Based on discussions with over 4,000 young people and research on youth participation in 27 countries, the progress study presents an authoritative voice in the emerging policy space of youth, peace and security. Bringing to life the experiences, needs and concerns of young people from across the world, it should be seen as a roadmap for the UN and member states to deliver on the United Nations Security Council Resolution 2250 (UNSCR 2250) on youth, peace and security.

The study’s far-reaching recommendations should not be seen as end goals but as the beginning of a global effort to redress policy shortcomings around youth. Two specific areas – both highlighted in the study – will need even bolder action than outlined in the recommendations if young people’s full peacebuilding potential is to be unlocked.  

The first is the countering/preventing violent extremism (C/PVE) agenda, which the study points out has negatively affected youth in many countries. Saferworld’s critique of this agenda is underpinned by our research in Egypt, Tunisia, Syria, Somalia, Afghanistan, Yemen and Kenya, where we have shown how governments – with the support of international allies – have assigned ‘sweeping characterisations of youth as fundamentally at risk of ‘violent extremism’, resulting in ‘unnuanced, counter-productive policy responses.’

In many contexts, these policies fail to empower and sometimes undermine the legitimate participation of youth in political processes, social movements, peaceful protest and expressions of dissent. The recommendations in the study offer a starting point for new kinds of engagement but will need to go further, especially in championing alternative peacebuilding approaches in place of repressive and securitised responses.

The second area, and perhaps most crucial offering of the progress study, is the analysis of the ‘violence of exclusion.’ In Yemen, where Saferworld has been working with youth organisations like Resonate! Yemen and Youth Without Borders since 2011, consultations with youth activists revealed the many layers of exclusion they face. Political institutions have long been a battleground for power or economic gain, a competition which is only open to the select few and which has worsened since 2015. Asked which political leaders they trusted to bring change, nearly all respondents said that Yemen’s current political leaders were not capable of doing it – instead, most placed their trust in peers or civil society groups.

Rarely acknowledged internationally, young people are a crucial part of peace efforts and systemic change in Yemen, creating alternatives to what they see as a ‘culture of war’ which has now pervaded the country. From grassroots initiatives to humanitarian relief efforts, youth-led activism in Yemen is vibrant.

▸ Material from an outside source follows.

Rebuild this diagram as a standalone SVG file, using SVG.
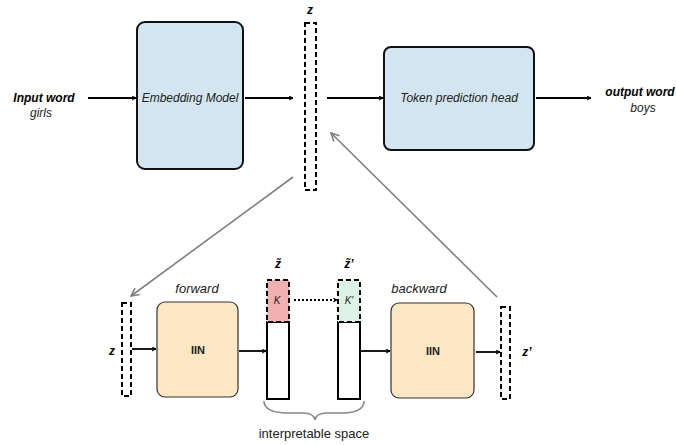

To make progress on UNSCR 2250, there needs to be more creativity and risk-taking when supporting grassroots youth initiatives. Technocratic approaches and a focus on state institutions – aspects which make up much of the work of international organisations – should be matched with more funding for youth peacebuilding initiatives. In Yemen, international policymakers also need to open up space for youth to have a meaningful role in an internationally-brokered peace process  – one that can only happen if states refocus their efforts on those working for peace, rather than continuing to offer military aid and diplomatic support to belligerents.

Too often efforts to engage young people in Yemen and elsewhere do not address exclusion or are seen through the narrow lens of countering ‘violent extremism.’ The progress study’s recommendations offer some insights on grappling with these issues, but much braver and bolder action will be needed. Policies will need to move past superficial interventions that instrumentalise people rather than empower them. Most of these approaches only undermine progress toward the ‘seismic shifts’ that the progress study says are needed. If the UN and its member states are serious about this agenda, they must do more to challenge governments that close down space and opportunity for youth to participate, dissent and protest, and increase their support for active youth engagement in political and social discourse.

The study’s recommendations present an initial roadmap that will help change the narrative from one focused on narrow and securitised responses, to one that unlocks the true peace potential of young people. But to make this happen, policymakers will need to question their assumptions, be bold in their decisions, and evaluate what effects their decisions are having.

The United Nations Security Council is responsible for taking this approach to the next stage. If its members are not up to the task – or if they continue to pursue counterproductive approaches – then peacebuilders and champions within the UN system will need to look elsewhere. UNSCR 2250 was the result of efforts from a wide range of committed activists, including many brave young peacebuilders – their voices must be heard as the resolution begins to be implemented in earnest.